The wind energy sector creates a significant amount of jobs and the position of wind turbine technician is one of the fastest-growing jobs in the United States over the last ten years. Wind turbines can also be beneficial for farmers since these are able to be built on agricultural land or rural sites. Farming activities can continue and it also provides the farmers with added income.
The wind energy sector does have a number of issues which need to be addressed going forward. Since turbines and farms are often installed in remote places, there is the logistical issue of connecting them to the power grid. The turbines can cause a certain amount of noise from the rotating blades. Studies have been done on the noise levels and have found that these are not damaging to human health in any way. Regardless, a lot of research and development is being done to find solutions to this. Some of wind energy’s critics also point out that wind turbines create aesthetic pollution, however, this issue is a purely subjective one. Ultimately it boils down to whether or not you prefer the sight of wind turbines producing clean energy or power plants spewing toxic and damaging emissions into the air.
One of the main arguments that critics of wind energy put forward is that the wind turbines can kill birds and bats. While this is true, a lot of resources have been put in to the industry to combat this. Thorough environmental impact assessment before installing turbines is vital and these must not be installed along important migration paths or habitats. Currently, turbines kill less than 0.02% of songbird species and this number will likely continue to drop as technological advancements continue. This figure is significantly less than bird collisions with communications towers, power lines and about three to four times less than collisions with buildings. The staggering number of birds killed by domesticated cats every year is a cause for much greater concern.
Wind energy, like solar, has the problem of intermittency. This means that energy is only produced when wind is blowing. There are various potential solutions to this issue including inter-linkages between the grids of different countries, energy storage and electricity demand management. Experts have argued that the future impact of intermittency on the renewable energy sector will be relatively low.

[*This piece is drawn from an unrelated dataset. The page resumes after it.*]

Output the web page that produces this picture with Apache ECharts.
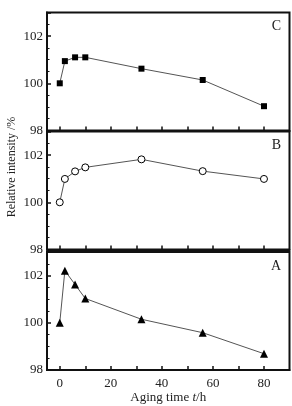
<!DOCTYPE html>
<html>
<head>
<meta charset="utf-8">
<script src="https://cdn.jsdelivr.net/npm/echarts@6/dist/echarts.min.js"></script>
<style>html,body{margin:0;padding:0;background:#fff}#c{width:292px;height:406px}</style>
</head>
<body>
<div id="c"></div>
<script>
// Data
var times = [0, 2, 6, 10, 32, 56, 80];
var seriesC = [100, 100.94, 101.1, 101.1, 100.62, 100.14, 99.03];
var seriesB = [100, 100.99, 101.31, 101.48, 101.82, 101.32, 100.99];
var seriesA = [100, 102.21, 101.62, 101.03, 100.15, 99.58, 98.69];
var xTickLabels = [0, 20, 40, 60, 80];
var xTicks = [0, 10, 20, 30, 40, 50, 60, 70, 80];
var yTickLabels = [98, 100, 102];
var panelNames = ['C', 'B', 'A'];

var FONT = 'Liberation Serif';
var panels = [
  {top: 12.5, data: seriesC, symbol: 'rect', fill: '#000', size: 6},
  {top: 131.5, data: seriesB, symbol: 'circle', fill: '#fff', size: 7},
  {top: 252, data: seriesA, symbol: 'triangle', fill: '#000', size: 8}
];
var H = 118;

function pairs(arr) { return times.map(function (t, i) { return [t, arr[i]]; }); }

var grids = [], xAxes = [], yAxes = [], series = [], titles = [];
panels.forEach(function (p, i) {
  grids.push({left: 47, right: 2.5, top: p.top, height: H, show: true, containLabel: false,
    outerBoundsMode: 'none',
    borderColor: '#111', borderWidth: 2, backgroundColor: 'transparent'});
  xAxes.push({type: 'value', gridIndex: i, min: -5, max: 90,
    axisLine: {show: true, onZero: false, lineStyle: {color: '#111', width: 2}},
    axisTick: {show: true, inside: true, length: 4, customValues: xTicks, lineStyle: {color: '#111', width: 1.5}},
    axisLabel: {show: i === 2, customValues: xTickLabels, fontFamily: FONT, fontSize: 13, color: '#222', margin: 7},
    splitLine: {show: false},
    name: i === 2 ? 'Aging time {i|t}/h' : '',
    nameLocation: 'middle', nameGap: 19,
    nameTextStyle: {fontFamily: FONT, fontSize: 13, color: '#222', rich: {i: {fontStyle: 'italic', fontFamily: FONT, fontSize: 13, color: '#222'}}}
  });
  yAxes.push({type: 'value', gridIndex: i, min: 98, max: 103, interval: 2,
    axisLine: {show: true, onZero: false, lineStyle: {color: '#111', width: 2}},
    axisTick: {show: true, inside: true, length: 4, lineStyle: {color: '#111', width: 1.5}},
    minorTick: {show: true, splitNumber: 4, length: 2.5, lineStyle: {color: '#111', width: 1}},
    axisLabel: {customValues: yTickLabels, fontFamily: FONT, fontSize: 13, color: '#222', margin: 4},
    splitLine: {show: false}
  });
  series.push({type: 'line', xAxisIndex: i, yAxisIndex: i, data: pairs(p.data),
    symbol: p.symbol, symbolSize: p.size, showAllSymbol: true,
    lineStyle: {color: '#555', width: 1},
    itemStyle: {color: p.fill, borderColor: '#000', borderWidth: p.fill === '#fff' ? 1 : 0},
    animation: false, z: 3});
  titles.push({text: panelNames[i], right: 6, top: p.top + 2,
    textStyle: {fontFamily: FONT, fontSize: 14, fontWeight: 'normal', color: '#222'}});
});

var chart = echarts.init(document.getElementById('c'), null, {renderer: 'canvas'});
chart.setOption({
  animation: false,
  backgroundColor: '#fff',
  title: titles,
  grid: grids,
  xAxis: xAxes,
  yAxis: yAxes,
  series: series,
  graphic: [{type: 'text', x: 12, y: 167, rotation: Math.PI / 2,
    style: {text: 'Relative intensity /%', fontFamily: FONT, fontSize: 12, fill: '#222',
      textAlign: 'center', textVerticalAlign: 'middle'}}]
});
</script>
</body>
</html>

Finally, the biggest and potentially most tricky issue with wind energy is the materials required to produce the technology. Old wind turbines need to be properly recycled and, while the number of environmentally sensitive materials required for wind energy is not as high as for PV (solar) panels, the implications behind the extraction and mining of such minerals need to be addressed. This issue will be tackled in further detail in a separate article.
The advancements in wind technology and the discussions being had around responsible sourcing of materials are good and encouraging signs for the future of the sector. Furthermore, we must keep in mind that simply replacing the processes from which we obtain our energy from dirty to renewable and not tackling the fundamental flaws in our current socio-economic system which is based on the unequal distribution of wealth, energy and resources and attributes success to GDP then we are bound to fall into the same traps further down the line.